This month we are reflecting on Christmas through Mary’s eyes based on the book, Not a Silent Night. We’re trying to understand what Christmas meant for Mary, hoping we can get a better understanding of what Christmas means for us, too. We look at the stories about Jesus’ birth backward through time, so we read the story of Jesus’ ascension and the end of Mary’s life at the first Sunday of Advent. Mary saw Jesus again and He rose again to defeat death. So we looked at how Christmas and Easter go together. Then we looked at what Christmas meant for Mary as she watched her Son hang on the cross. During that horrible experience, Mary must have thought a lot about Christmas. Only Christmas made it make sense. He was born to be the Savior, to save people from their sins. She heard all this at Christmas. Now she was seeing it on the cross, remembering the cradle at Christmas. Last week we saw how, at the age of 12, Jesus shocked Mary, and everyone else, with His words at the Temple. We were told that Christmas means to worship this Jesus who is the way and the truth.
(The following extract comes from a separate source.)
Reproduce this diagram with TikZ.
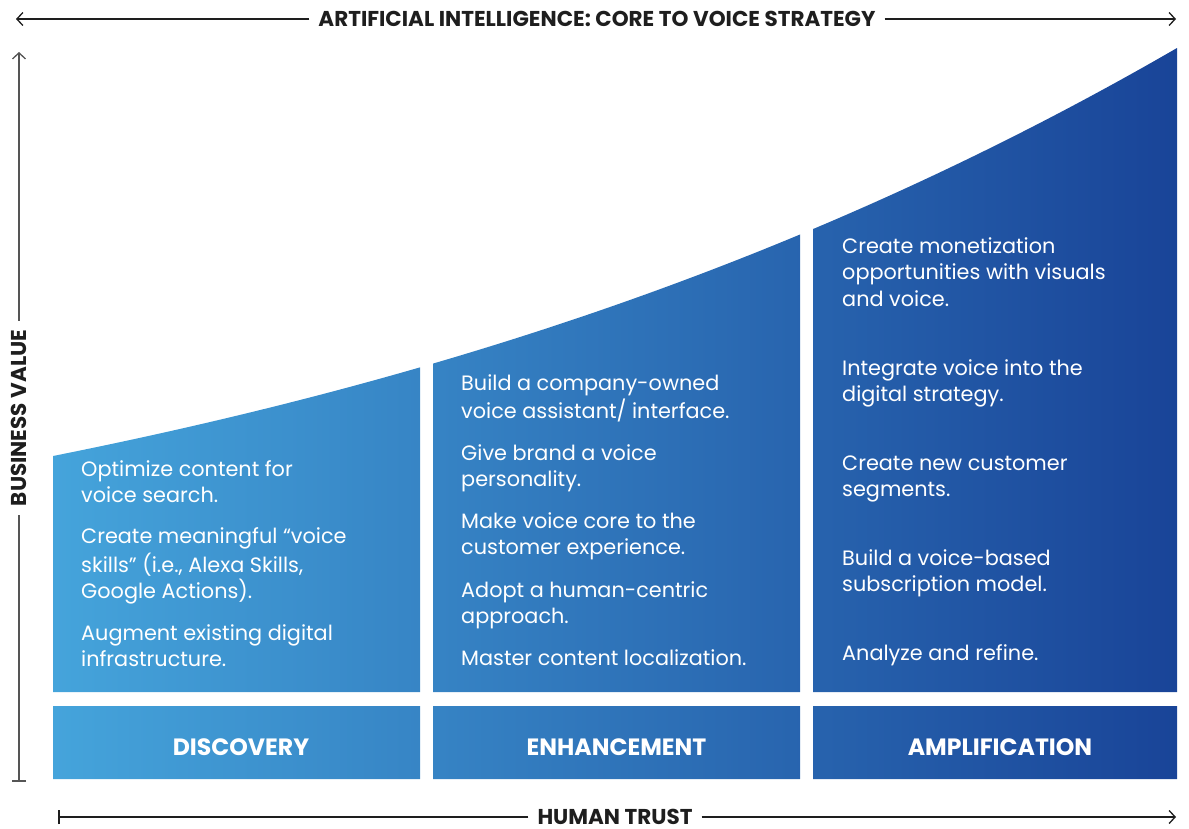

Today we are traveling back even further in Mary’s life when she is living in her hometown, the tiny village of Nazareth. To give you a better idea of how small Nazareth was, it was so insignificant that it didn’t even show up on first-century maps. In that village, Mary was on the lowest level of Jewish society. She was a peasant girl, not a citizen of Rome, not even of any importance in and among her own people. And it was to this girl that the angel Gabriel appeared, announcing that she would give birth to the long awaited Messiah.
So, here, we are to think about why. Why would God choose Mary? God, who made all of creation, was coming into her to be born as a baby. Her Son was to be the Messiah for all people who live on the earth. And whom would God trust the precious Son to? What mother would God choose?